Spot of Bother - Struggling With The Mobile-To-TV Connection
I admit to being spoiled. Even as I was struggling to time-shift the most recent episode of
"Downton Abbey" for my wife and I on the home TV, I realized that my tech problems are the “spot of bother” sort reserved for the same upper echelons that occupy this PBS series. You see, it was the blasted Apple TV. It just wasn’t behaving right and proper, as I am sure all of you have experienced at one time or another. Pass the scones, please?

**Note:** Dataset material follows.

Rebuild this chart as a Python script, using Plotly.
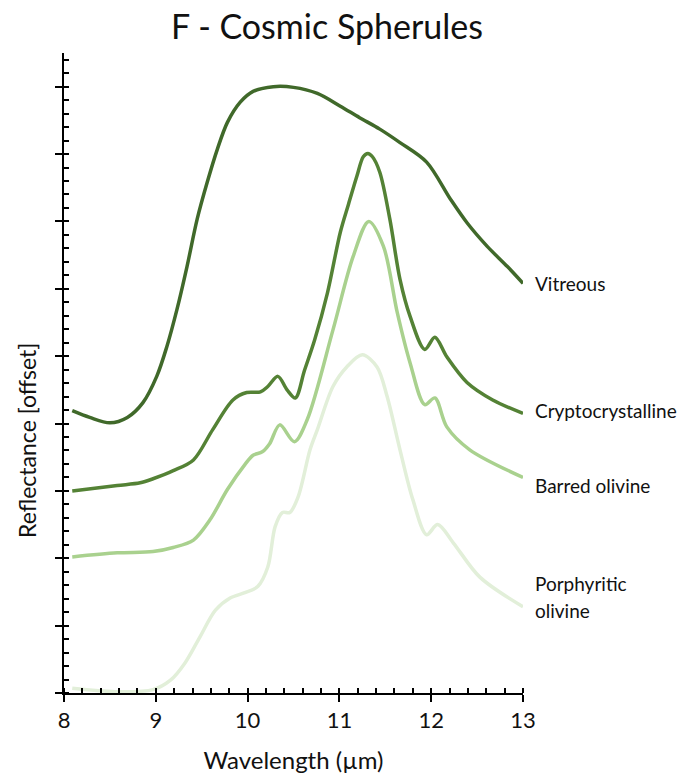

Mater and I had decided to slum it on Sunday evening and watch the low-born Ricky Gervais perform tepidly on the Golden Globes. Like choosing the wrong horse for the fox hunt, we regretted the decision. Gervais was a letdown, and I had to make good on my assurances to my pet that we would be able to catch up on watching the Sunday Episode 2 of Masterpiece’s hit series via my PBS app on Monday. The plan was to run the episode from the iOS app via AirPlay on the Apple TV. This is critical here at Smithton Downs, where we take our Anglophile Sundays very seriously. Shall I ring for the scones? They don’t seem to be coming. Is there a problem in the pantry?
Ordinarily reliable as Jeeves, AirPlay gets all wonky on us. For reasons that I am sure only those scruffy American techies in Cupertino understand. Every time either the iPad or iPhone goes to sleep, it cuts off the AirPlay flow. “Blast,” my wife complains. “What have you done?”
I assure her there is no need to resort to profanity. It sets a bad example for the help -- who appear to be sitting on those absent scones somewhere. But I can’t even get the iPad to let me multitask on another app while the show runs over AirPlay. No multitasking during prime time? Has the world gone to hell while I slept? Are we savages now?
So I do what most right-thinking masters of his tech domain would do. I give the old Google TV a shot, hoping that the new 2.0 upgrade includes a PBS app. You see -- yes, I am spoiled now. The prospect of having apps on the TV breeds a certain expectation, still thwarted, that we should have easy interoperability of the app experience across platforms. Netflix can do this, why can’t everyone else? Ultimately, a world of apps everywhere, on phones, tablets, TVs and Web sites should allow the user to access the same experience regardless of the device. That was my naïve hope or expectation as I thrashed about the various connected TV gadgets for a solution.
Alas, no PBS app on Google TV. But I was able to navigate to the PBS.org site via the Google TV Chrome browser and try to run the episode there. The experience was just not tolerable: low-res video and what appeared to be lower frame rates. The Dowager Countess of Grantham, who this season appears to be reduced to occasional single-line witticisms, appeared to be a Maggie Smith stop-action animation.
In the end we resorted to disabling the sleep function on the iPhone and letting it run via AirPlay without interruption. I was able to browse the iPad in the end. But, really -- is this the way we must live? An inconvenient workaround for a seamless, cross-platform app experience the technology promises but doesn’t yet deliver? How middle-class! It is best the scones never do arrive. It was enough to put me off my appetite.